一方で、採用条件に「実務経験5年以上」という記載がある場合は、先に挙げた「実務経験年数3年」とは企業側の採用スタンスが変わるという。

「『実務経験5年以上』で企業が想定するのは、手取り足取り仕事を教えずとも、入社後すぐに実務に取り掛かれて、後輩指導などもできる人。つまり、文字通りの『経験者』です。

“微経験”しかない状態だと、運良く内定をもらえても、入社後に企業の期待に応えられないケースが出てくるかもしれません」(水野さん)

“微経験”があるなら「未経験枠」より「経験者枠」で入社した方が断然ベター

実務経験が求人票の条件に満たなくとも、採用される可能性は十分にある。

一方で、「経験者枠で採用されたら、入社後に大変な思いをするのでは……」という懸念から、「未経験者枠」の求人にのみ応募する女性も少なくないという。

水野さんはそのような現状に対して、未経験者の採用枠で転職を繰り返してしまうと、キャリアダウンにつながりかねないと指摘。安易に未経験者として転職するのは避けてほしいと話す。

「中途採用市場にも、未経験歓迎を謳う求人は数々あります。しかし、全くの未経験者として転職すると、給与が新卒レベルまで下がってしまうこともしばしば。

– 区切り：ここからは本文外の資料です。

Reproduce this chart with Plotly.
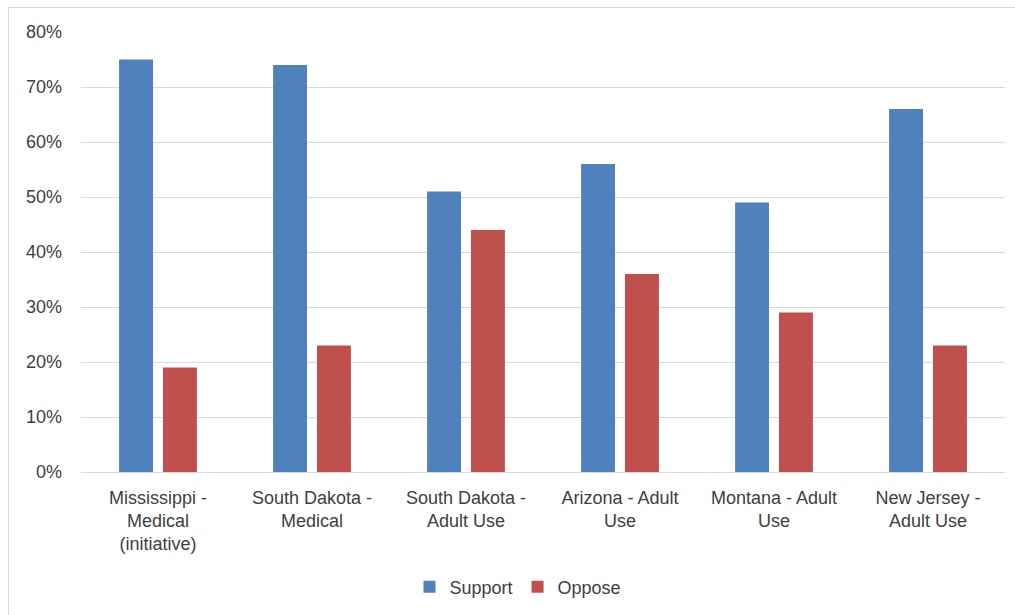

転職先での昇進・昇格なども遅れる可能性があり、転職の度にキャリアがリセットされてしまう事態が起こります。

年齢とともに、収入・ポジションを上げていきたいなら、これまでの経験を積み上げていくような『経験を線でつなぐ転職』を目指すことをお勧めします」(水野さん)

水野順子

では、新しい仕事にチャレンジする場合、どうすれば過去の経験を線で結ぶことができるのだろうか。

水野さんは「微経験者こそ、『ポータブルスキル』に着目して」と呼び掛ける。

「実務経験がない分、微経験者の転職では、どの会社・組織でも通用する普遍的な『ポータブルスキル』を持っているかどうかが採用の可否を左右する重要なポイントになります」(水野さん)

例えば、ここ数年、特に需要が高い「ポータブルスキル」はマネジメント能力。マネジメントといっても、「何十人の部下をまとめてきた」という類の経験でなくてもいい。

後輩・新人の育成を任されている、アルバイトの指導・監督経験があるなど、人を育てたり管理したりした経験があれば、「それは立派なポータブルスキルになります」と水野さん。

「業種や職種に関係なく、次の職場で生かせるビジネスの経験は、採用担当に惜しみなくアピールしてください」(水野さん)

微経験転職の選考過程では、思わぬ逆オファーの可能性も

また、微経験でも勇気を出して求人に応募し、選考に進めば「思いもよらない“逆オファー”を受けてキャリアアップできる可能性もある」と水野さん。

例えば、面接の場で自分のこれまでの経験や、持っているスキル・知見を採用担当に話したときに「あなたなら、こんな可能性があるのでは」と最適なポジションを紹介してもらえることもあるという。

「以前、私の元に転職相談に訪れた女性で、事務職から法務職へ転身された方がいました。その方は、もともと法務ポジションへの応募は考えておらず、法務の経験もないため自分が法務で採用される可能性があるとは思いもしなかったそうです。

しかし、事務として積んできた経験や業務プロセスを面接の場で伝えた結果、仕事への取り組み方や業務の進め方がその会社の法務のカルチャーにぴったりはまる、ということで企業から法務ポジションで逆オファーを受けたのです」(水野さん)

水野順子

選考の場に足を運んだからこそ、訪れたキャリアアップのチャンス。応募社数は最低限に絞りたい人も多いかもしれないが、「可能性はなるべく切り捨て過ぎない方がいい」と水野さんは念押しする。

これまでのどんな経験も、無駄にはならない。まずは、やってみたい仕事をよく知ること、そして、自分の経験をどうその仕事に生かせるのか想像してみよう。どんなわずかな経験でも、キャリアアップの材料になるはずだ。